Çaka Bey'in Türkmenleri ise önce Polybotum, sonrasında ise Filadelfiya civarına çekildi. Filadelfiya'nın da Bizans tarafından alınmasının ardından ise bu Türkmenler daha da doğuya, Gerede civarına kadar geriledi.
Mirası
İzmir ilinin Çeşme ilçesine bağlı Çakabey Mahallesi, adını Çaka Bey'den almaktadır. 2008 yılında, yine İzmir'in Çeşme ilçesine bağlı İnönü mahallesine, Çeşme Belediyesi ve Deniz Kuvvetleri Komutanlığınca Çaka Bey'in büstünün de yer aldığı bir anıt dikildi. 600 metrekare alan üzerine yapılan anıt; biri 20 metre, diğeri 17 metre yüksekliğinde iki yelken figürünün arasında yerleştirilen, 3,5 metrelik kaide üstünde 2 metrelik Çaka Bey büstünden oluşmaktadır. İstanbul'un Beşiktaş ilçesindeki İstanbul Deniz Müzesi'nda Çaka Bey'in bir büstü sergilenmekte olup, müze içerisinde bulunan sergi salonu da Çaka Bey'in ismini taşımaktadır. Mersin Deniz Müzesi'nde de Çaka Bay'in bir büstü yer alır.

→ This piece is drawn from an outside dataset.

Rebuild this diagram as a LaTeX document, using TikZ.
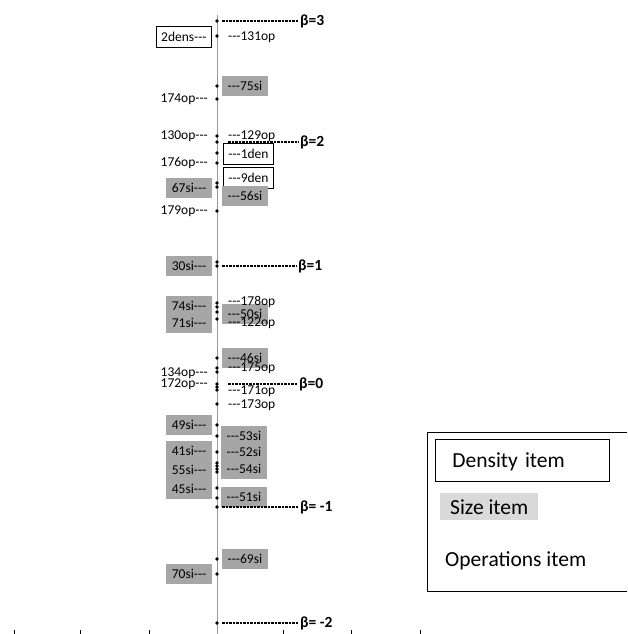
\documentclass[tikz,border=0pt]{standalone}
\usepackage{fontspec}
\setmainfont{Carlito}[Ligatures=TeXOff]
\usepackage{tikz}
\pgfdeclarelayer{bg}
\pgfsetlayers{bg,main}
\definecolor{sigray}{HTML}{A6A6A6}
\definecolor{legray}{HTML}{D9D9D9}
\definecolor{axisgray}{HTML}{9A9A9A}
\tikzset{
        pt/.style={circle, fill=black, inner sep=0pt, minimum size=3.6pt},
        oplab/.style={font=\fontsize{13.5}{14}\selectfont, inner xsep=4pt, inner ysep=3pt},
        silab/.style={oplab, fill=sigray, inner xsep=5.5pt, minimum height=20pt},
        denlab/.style={oplab, draw, fill=white, line width=0.8pt, inner xsep=5pt, minimum height=21pt},
        betalab/.style={font=\fontsize{15.5}{16}\selectfont\bfseries, inner sep=1pt, anchor=west},
        betaline/.style={line width=1.5pt, dash pattern=on 2.5pt off 1pt, shorten <=3pt},
        legtext/.style={font=\fontsize{21.5}{24}\selectfont, anchor=north west}
}

\begin{document}
\begin{tikzpicture}[x=1pt, y=-1pt]
        \useasboundingbox (0,0) rectangle (627,634);

        % dots on the axis
        \node (p0) [pt] at (217,21) {};
        \node (p1) [pt] at (217,36) {};
        \node (p2) [pt] at (217,86) {};
        \node (p3) [pt] at (217,99) {};
        \node (p4) [pt] at (217,136) {};
        \node (p5) [pt] at (217,142) {};
        \node (p6) [pt] at (217,153) {};
        \node (p7) [pt] at (217,163) {};
        \node (p8) [pt] at (217,183) {};
        \node (p9) [pt] at (217,187) {};
        \node (p10) [pt] at (217,211) {};
        \node (p11) [pt] at (217,262) {};
        \node (p12) [pt] at (217,266) {};
        \node (p13) [pt] at (217,303) {};
        \node (p14) [pt] at (217,307) {};
        \node (p15) [pt] at (217,312) {};
        \node (p16) [pt] at (217,319) {};
        \node (p17) [pt] at (217,358) {};
        \node (p18) [pt] at (217,368) {};
        \node (p19) [pt] at (217,372) {};
        \node (p20) [pt] at (217,384) {};
        \node (p21) [pt] at (217,387) {};
        \node (p22) [pt] at (217,390) {};
        \node (p23) [pt] at (217,404) {};
        \node (p24) [pt] at (217,425) {};
        \node (p25) [pt] at (217,436) {};
        \node (p26) [pt] at (217,452) {};
        \node (p27) [pt] at (217,463) {};
        \node (p28) [pt] at (217,466) {};
        \node (p29) [pt] at (217,469) {};
        \node (p30) [pt] at (217,472) {};
        \node (p31) [pt] at (217,488) {};
        \node (p32) [pt] at (217,498) {};
        \node (p33) [pt] at (217,507) {};
        \node (p34) [pt] at (217,559) {};
        \node (p35) [pt] at (217,574) {};
        \node (p36) [pt] at (217,623) {};

        % left side items
        \node (den2) [denlab, anchor=east] at (212,37) {2dens---};
        \node (op174) [oplab, anchor=east] at (212,99) {174op---};
        \node (op130) [oplab, anchor=east] at (212,136) {130op---};
        \node (op176) [oplab, anchor=east] at (212,163) {176op---};
        \node (si67) [silab, anchor=east] at (212,188) {67si---};
        \node (op179) [oplab, anchor=east] at (212,211) {179op---};
        \node (si30) [silab, anchor=east] at (212,266) {30si---};
        \node (si74) [silab, anchor=east] at (212,306) {74si---};
        \node (si71) [silab, anchor=east] at (212,323) {71si---};
        \node (op134) [oplab, anchor=east] at (212,373) {134op---};
        \node (op172) [oplab, anchor=east] at (212,384) {172op---};
        \node (si49) [silab, anchor=east] at (212,425) {49si---};
        \node (si41) [silab, anchor=east] at (212,451) {41si---};
        \node (si55) [silab, anchor=east] at (212,470) {55si---};
        \node (si45) [silab, anchor=east] at (212,489) {45si---};
        \node (si70) [silab, anchor=east] at (212,574) {70si---};

        % right side items
        \node (si75) [silab, anchor=west] at (222,86) {---75si};
        \node (den1) [denlab, anchor=west] at (223,154) {---1den};
        \node (den9) [denlab, anchor=west] at (223,178) {---9den};
        \node (si56) [silab, anchor=west] at (222,196) {---56si};
        \node (si50) [silab, anchor=west] at (222,314) {---50si};
        \node (si46) [silab, anchor=west] at (222,358) {---46si};
        \node (si53) [silab, anchor=west] at (221,436) {---53si};
        \node (si52) [silab, anchor=west] at (221,452) {---52si};
        \node (si54) [silab, anchor=west] at (221,469) {---54si};
        \node (si51) [silab, anchor=west] at (221,497) {---51si};
        \node (si69) [silab, anchor=west] at (222,559) {---69si};
        \node (op131) [oplab, anchor=west] at (224,37) {---131op};
        \node (op129) [oplab, anchor=west] at (224,136) {---129op};
        \node (op178) [oplab, anchor=west] at (224,302) {---178op};
        \node (op122) [oplab, anchor=west] at (224,323) {---122op};
        \node (op175) [oplab, anchor=west] at (224,368) {---175op};
        \node (op171) [oplab, anchor=west] at (224,391) {---171op};
        \node (op173) [oplab, anchor=west] at (224,405) {---173op};

        % beta levels
        \node (b3) [betalab] at (299,21) {β=3};
        \node (b2) [betalab] at (299,142) {β=2};
        \node (b1) [betalab] at (297,266) {β=1};
        \node (b0) [betalab] at (298,384) {β=0};
        \node (bm1) [betalab] at (299,507) {β= -1};
        \node (bm2) [betalab] at (299,623) {β= -2};
        \draw [betaline] (p0) -- (b3.west);
        \draw [betaline, shorten <=9pt] (p5) -- (b2.west);
        \draw [betaline] (p12) -- (b1.west);
        \draw [betaline, shorten <=9pt] (p20) -- (b0.west);
        \draw [betaline] (p33) -- (bm1.west);
        \draw [betaline] (p36) -- (bm2.west);

        % legend
        \draw [line width=1pt] (627,432) -| (427,591) -- (627,591);
        \node (legden) [legtext, draw, line width=0.8pt, minimum height=42pt,
                text width=140pt, inner xsep=17pt, inner ysep=0pt, align=left,
                text depth=0pt, text height=14pt] at (435,439) {Density item};
        \node (legsi) [legtext, fill=legray, inner xsep=10pt, inner ysep=3pt,
                minimum height=27pt] at (440,493) {Size item};
        \node (legop) [legtext, inner sep=0pt] at (445,551) {Operations item};

        \begin{pgfonlayer}{bg}
                \coordinate (atop) at (217,15);
                \coordinate (abot) at (217,634);
                \draw [axisgray, line width=1pt] (atop) -- (abot);
                \draw [line width=0.7pt] (14,630) -- (14,634);
                \draw [line width=0.7pt] (80,630) -- (80,634);
                \draw [line width=0.7pt] (149,630) -- (149,634);
                \draw [line width=0.7pt] (283,630) -- (283,634);
                \draw [line width=0.7pt] (351,630) -- (351,634);
                \draw [line width=0.7pt] (420,630) -- (420,634);
        \end{pgfonlayer}
\end{tikzpicture}
\end{document}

Öte yandan Aydın'ın Kuşadası ilçesi, İstanbul'un Kartal ilçesi, İzmir'in Buca ilçesi ve Kocaeli'nin Derince ilçesinde Çaka Bey'in adını taşıyan birer ilköğretim okulu, Kocaeli'nin Gölcük ilçesinde Çaka Bey'in adını taşıyan Gölcük Çakabey Anadolu Lisesi ile İzmir'in Çiğli ilçesinde Özel Çakabey Okulları bulunmaktadır. İstanbul Deniz Otobüsleri filosunda yer alan deniz otobüslerinden biri ile İZDENİZ'in vapur filosuna 2014 yılında katılan bir vapura da Çaka Bey'in ismi verilmiştir.
1976'da, Yavuz Bahadıroğlu'nun yazdığı ve Çaka Bey'in hayatını romanlaştırdığı Çaka Bey adlı kitabı piyasaya sürüldü. 2005'te ise Mehmet Dikici'nin aynı adlı bir romanı, Akçağ Yayınları'ndan yayımlandı.